Littérature étrangère

Viola Ardone

Les Merveilles

✒ Valeria Gonzalez y Reyero

(Librairie Jeanne Laffitte, Marseille)

Pour clore son triptyque sur l’Histoire italienne du XXe siècle, Viola Ardone nous livre un roman émouvant sur la maladie mentale et le parcours d’une jeune femme pour s’approprier sa liberté.

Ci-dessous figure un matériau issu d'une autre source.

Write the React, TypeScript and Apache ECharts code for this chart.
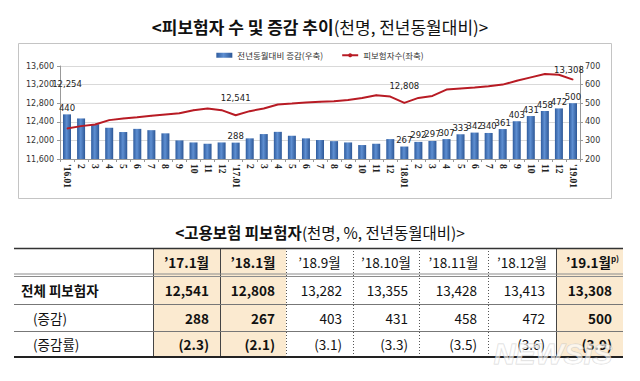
import React, { useEffect, useRef } from "react";
import * as echarts from "echarts";

const categories = [
  "'16.01", "2", "3", "4", "5", "6", "7", "8", "9", "10", "11", "12",
  "'17.01", "2", "3", "4", "5", "6", "7", "8", "9", "10", "11", "12",
  "'18.01", "2", "3", "4", "5", "6", "7", "8", "9", "10", "11", "12",
  "'19.01",
];

// 피보험자수 (좌축, 천명)
const insured = [
  12254, 12307, 12343, 12436, 12472, 12500, 12529, 12558, 12586, 12650, 12686, 12650,
  12541, 12629, 12686, 12772, 12793, 12815, 12829, 12843, 12871, 12914, 12972, 12943,
  12808, 12914, 12957, 13093, 13115, 13136, 13164, 13200, 13282, 13355, 13428, 13413,
  13308,
];

// 전년동월대비 증감 (우축, 천명)
const change = [
  440, 418, 387, 368, 345, 362, 355, 338, 300, 289, 282, 289,
  288, 311, 334, 346, 325, 311, 302, 296, 289, 275, 282, 307,
  267, 292, 297, 307, 333, 342, 340, 361, 403, 431, 458, 472,
  500,
];

const barLabelIdx = [0, 12, 24, 25, 26, 27, 28, 29, 30, 31, 32, 33, 34, 35, 36];
const lineLabelIdx = [0, 12, 24, 36];

const leftMin = 11600;
const leftMax = 13600;
const leftStep = 400;
const rightMin = 200;
const rightMax = 700;
const rightStep = 100;

const barName = "전년동월대비 증감(우축)";
const lineName = "피보험자수(좌축)";

// Table
const tableHeaders = ["’17.1월", "’18.1월", "’18.9월", "’18.10월", "’18.11월", "’18.12월", "’19.1월"];
const tableRowLabels = ["전체 피보험자", "(증감)", "(증감률)"];
const tableTotal = [12541, 12808, 13282, 13355, 13428, 13413, 13308];
const tableChange = [288, 267, 403, 431, 458, 472, 500];
const tableRate = [2.3, 2.1, 3.1, 3.3, 3.5, 3.6, 3.9];
const highlightCols = [0, 1, 6];

const CJK = "'Noto Sans CJK KR', 'Noto Sans', sans-serif";
const fmt = (v: number) => v.toLocaleString("en-US");

function buildTable(): any[] {
  const colX = [14, 153, 220, 286, 353, 419, 488, 556, 623];
  const rowY = [248, 275, 304, 331, 357];
  const els: any[] = [];
  const top = rowY[0];
  const bottom = rowY[rowY.length - 1];
  highlightCols.forEach((c) => {
    els.push({
      type: "rect",
      shape: { x: colX[c + 1], y: top, width: colX[c + 2] - colX[c + 1], height: bottom - top },
      style: { fill: "#FBEAD0" },
      silent: true,
    });
  });
  const solidV = [1, 2, 7];
  const dottedV = [3, 4, 5, 6];
  solidV.forEach((i) =>
    els.push({
      type: "line",
      shape: { x1: colX[i] + 0.5, y1: top, x2: colX[i] + 0.5, y2: bottom },
      style: { stroke: "#444", lineWidth: 1 },
      silent: true,
    })
  );
  dottedV.forEach((i) =>
    els.push({
      type: "line",
      shape: { x1: colX[i] + 0.5, y1: top, x2: colX[i] + 0.5, y2: bottom },
      style: { stroke: "#555", lineWidth: 1, lineDash: [1, 2] },
      silent: true,
    })
  );
  els.push({
    type: "line",
    shape: { x1: colX[0], y1: top + 0.5, x2: colX[8], y2: top + 0.5 },
    style: { stroke: "#333", lineWidth: 1.5 },
    silent: true,
  });
  [274, 276.5].forEach((y) =>
    els.push({
      type: "line",
      shape: { x1: colX[0], y1: y, x2: colX[8], y2: y },
      style: { stroke: "#8C8C8C", lineWidth: 1.2 },
      silent: true,
    })
  );
  [rowY[2], rowY[3]].forEach((y) =>
    els.push({
      type: "line",
      shape: { x1: colX[0], y1: y + 0.5, x2: colX[8], y2: y + 0.5 },
      style: { stroke: "#777", lineWidth: 1 },
      silent: true,
    })
  );
  els.push({
    type: "line",
    shape: { x1: colX[0], y1: bottom, x2: colX[8], y2: bottom },
    style: { stroke: "#222", lineWidth: 2 },
    silent: true,
  });

  tableHeaders.forEach((h, c) => {
    const bold = highlightCols.includes(c);
    const cx = (colX[c + 1] + colX[c + 2]) / 2;
    const isLast = c === tableHeaders.length - 1;
    els.push({
      type: "text",
      x: cx + (isLast ? 3 : 0),
      y: 262,
      style: isLast
        ? {
            text: `{m|${h}}{s|p)}`,
            align: "center",
            verticalAlign: "middle",
            rich: {
              m: { fontSize: 13.5, fontWeight: "bold", fontFamily: CJK, fill: "#111", color: "#111" },
              s: { fontSize: 8, fontWeight: "bold", fontFamily: CJK, fill: "#111", color: "#111", verticalAlign: "top", padding: [0, 0, 8, 0] },
            },
          }
        : {
            text: h,
            align: "center",
            verticalAlign: "middle",
            fontSize: 13.5,
            fontWeight: bold ? "bold" : "normal",
            fontFamily: CJK,
            fill: "#111",
          },
      silent: true,
    });
  });

  const rowCenters = [290, 317.5, 344];
  tableRowLabels.forEach((lab, r) => {
    els.push({
      type: "text",
      x: r === 0 ? 21 : 33,
      y: rowCenters[r],
      style: {
        text: lab,
        align: "left",
        verticalAlign: "middle",
        fontSize: 13.5,
        fontWeight: r === 0 ? "bold" : "normal",
        fontFamily: CJK,
        fill: "#111",
      },
      silent: true,
    });
  });

  const rows = [
    tableTotal.map((v) => fmt(v)),
    tableChange.map((v) => fmt(v)),
    tableRate.map((v) => `(${v.toFixed(1)})`),
  ];
  rows.forEach((vals, r) => {
    vals.forEach((t, c) => {
      const bold = highlightCols.includes(c);
      els.push({
        type: "text",
        x: colX[c + 2] - 11,
        y: rowCenters[r],
        style: {
          text: t,
          align: "right",
          verticalAlign: "middle",
          fontSize: 13.5,
          fontWeight: bold ? "bold" : "normal",
          fontFamily: CJK,
          fill: "#111",
        },
        silent: true,
      });
    });
  });

  els.push({
    type: "text",
    x: 553,
    y: 353,
    style: {
      text: "NEWSIS",
      align: "center",
      verticalAlign: "middle",
      fontSize: 30,
      fontWeight: "bold",
      fontStyle: "italic",
      fontFamily: "'Liberation Sans', sans-serif",
      fill: "rgba(255,255,255,0.6)",
      stroke: "rgba(190,190,190,0.6)",
      lineWidth: 1,
    },
    z: 100,
    silent: true,
  });
  return els;
}

const lineLabelOffsets: Record<number, number[]> = {
  0: [0, -35],
  12: [0, -7],
  24: [0, -7],
  36: [-4, 0],
};

export default function App() {
  const ref = useRef<HTMLDivElement>(null);
  useEffect(() => {
    if (!ref.current) return;
    const chart = echarts.init(ref.current, undefined, { renderer: "svg" });
    const barGrad = new echarts.graphic.LinearGradient(0, 0, 1, 0, [
      { offset: 0, color: "#2F5C9E" },
      { offset: 0.45, color: "#5E8FD2" },
      { offset: 1, color: "#2D5796" },
    ]);
    const option: any = {
      animation: false,
      backgroundColor: "#ffffff",
      textStyle: { fontFamily: CJK },
      title: [
        {
          text: "{b|<피보험자 수 및 증감 추이}{n|(천명, 전년동월대비)>}",
          left: "center",
          top: 13,
          textStyle: {
            rich: {
              b: { fontSize: 17, fontWeight: "bold", color: "#111", fontFamily: CJK },
              n: { fontSize: 17, fontWeight: "normal", color: "#111", fontFamily: CJK },
            },
          },
        },
        {
          text: "{b|<고용보험 피보험자}{n|(천명, %, 전년동월대비)>}",
          left: "center",
          top: 219,
          textStyle: {
            rich: {
              b: { fontSize: 15.5, fontWeight: "bold", color: "#111", fontFamily: CJK },
              n: { fontSize: 15.5, fontWeight: "normal", color: "#111", fontFamily: CJK },
            },
          },
        },
      ],
      legend: {
        top: 46,
        left: "center",
        itemWidth: 16,
        itemHeight: 5,
        itemGap: 18,
        textStyle: { fontSize: 8.5, color: "#333", fontFamily: CJK },
        data: [
          { name: barName, icon: "rect" },
          { name: lineName },
        ],
      },
      grid: { left: 60, right: 60, top: 66, bottom: 222, containLabel: false },
      xAxis: {
        type: "category",
        data: categories,
        boundaryGap: true,
        axisLine: { show: true, lineStyle: { color: "#999", width: 1 } },
        axisTick: { show: true, interval: 0, length: 3, lineStyle: { color: "#999" } },
        axisLabel: {
          interval: 0,
          rotate: -90,
          fontSize: 9.5,
          fontWeight: "bold",
          fontFamily: "'Liberation Serif', 'DejaVu Serif', serif",
          color: "#222",
          margin: 5,
        },
      },
      yAxis: [
        {
          type: "value",
          min: leftMin,
          max: leftMax,
          interval: leftStep,
          position: "left",
          axisLine: { show: true, lineStyle: { color: "#999" } },
          axisTick: { show: true, length: 3, lineStyle: { color: "#999" } },
          splitLine: { show: true, lineStyle: { color: "#D9D9D9", width: 1 } },
          axisLabel: {
            formatter: (v: number) => fmt(v),
            fontSize: 8,
            color: "#333",
            fontFamily: "'DejaVu Sans', sans-serif",
            margin: 6,
          },
        },
        {
          type: "value",
          min: rightMin,
          max: rightMax,
          interval: rightStep,
          position: "right",
          axisLine: { show: true, lineStyle: { color: "#999" } },
          axisTick: { show: true, length: 3, lineStyle: { color: "#999" } },
          splitLine: { show: false },
          axisLabel: {
            fontSize: 8,
            color: "#333",
            fontFamily: "'DejaVu Sans', sans-serif",
            margin: 5,
          },
        },
      ],
      series: [
        {
          name: barName,
          type: "bar",
          yAxisIndex: 1,
          barWidth: 8,
          itemStyle: { color: barGrad },
          data: change.map((v, i) => ({
            value: v,
            label: {
              show: barLabelIdx.includes(i),
              position: "top",
              distance: 2,
              fontSize: 8.5,
              color: "#222",
              fontFamily: "'DejaVu Sans', sans-serif",
            },
          })),
        },
        {
          name: lineName,
          type: "line",
          yAxisIndex: 0,
          symbol: "circle",
          symbolSize: 1,
          showSymbol: true,
          itemStyle: { color: "#B81B24" },
          lineStyle: { color: "#B81B24", width: 2 },
          z: 5,
          data: insured.map((v, i) => ({
            value: v,
            label: {
              show: lineLabelIdx.includes(i),
              position: "top",
              offset: lineLabelOffsets[i] || [0, 0],
              formatter: (p: any) => fmt(p.value),
              fontSize: 8.5,
              color: "#222",
              fontFamily: "'DejaVu Sans', sans-serif",
            },
          })),
        },
      ],
      graphic: [
        {
          type: "rect",
          shape: { x: 18.5, y: 43.5, width: 593, height: 155 },
          style: { fill: "none", stroke: "#C4C4C4", lineWidth: 1 },
          silent: true,
          z: -1,
        },
        ...buildTable(),
      ],
    };
    chart.setOption(option);
    return () => chart.dispose();
  }, []);
  return (
    <div
      ref={ref}
      style={{ position: "absolute", left: 0, top: 0, width: 640, height: 381, background: "#fff" }}
    />
  );
}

Elba est née dans le « monde-à-moitié », un asile psychiatrique dans lequel sa mère a été internée enceinte. Elle n’est pourtant pas malade et, pour survivre dans cet environnement presque carcéral où les fous sont maltraités, « électrochoqués » et laissés à l’abandon, elle s’invente un imaginaire joyeux et fantaisiste fait de chiffres, de jeux et de rimes. Jusqu’au jour où un jeune médecin aux idées révolutionnaires intègre l’équipe médicale. Fervent partisan de la loi Basaglia pour la fermeture des asiles psychiatriques, Fausto Meraviglia prend sous son aile Elba, avec l’espoir et la volonté de lui apprendre à se rapproprier sa liberté et d’en jouir. Dans cet émouvant récit à deux voix, Viola Ardone réussit encore une fois le pari de nous raconter une histoire intime et bouleversante qui a comme toile de fond les grands changements politiques et sociétaux de l’Italie des années 1980. Car, à travers le regard de la jeune Elba, c’est tout un pan de la société de l’époque qui est mis à nu : la maladie mentale était une honte pour les familles, sans compter que les traitements étaient souvent particulièrement injustes pour les femmes puisque leurs proches les internaient pour adultère, pour justifier un second mariage ou parce qu’ils les jugeaient trop excentriques. Entre Elba et le docteur Meraviglia s’instaure un rapport filial intense et original, un remaniement de l’idée de famille, en particulier pour ce médecin qui avait voué son existence à celle de ses patients, délaissant souvent ses propres enfants et découvrant donc avec Elba une nouvelle forme de parentalité. Les lecteurs avisés auront le plaisir de retrouver des petits clins d’œil aux deux précédents romans de Viola Ardone, Le Train de enfants et Le Choix, car les grandes révolutions silencieuses que l’autrice raconte ne peuvent exister que dans la continuité de l’engagement et de l’entraide de vies ordinaires.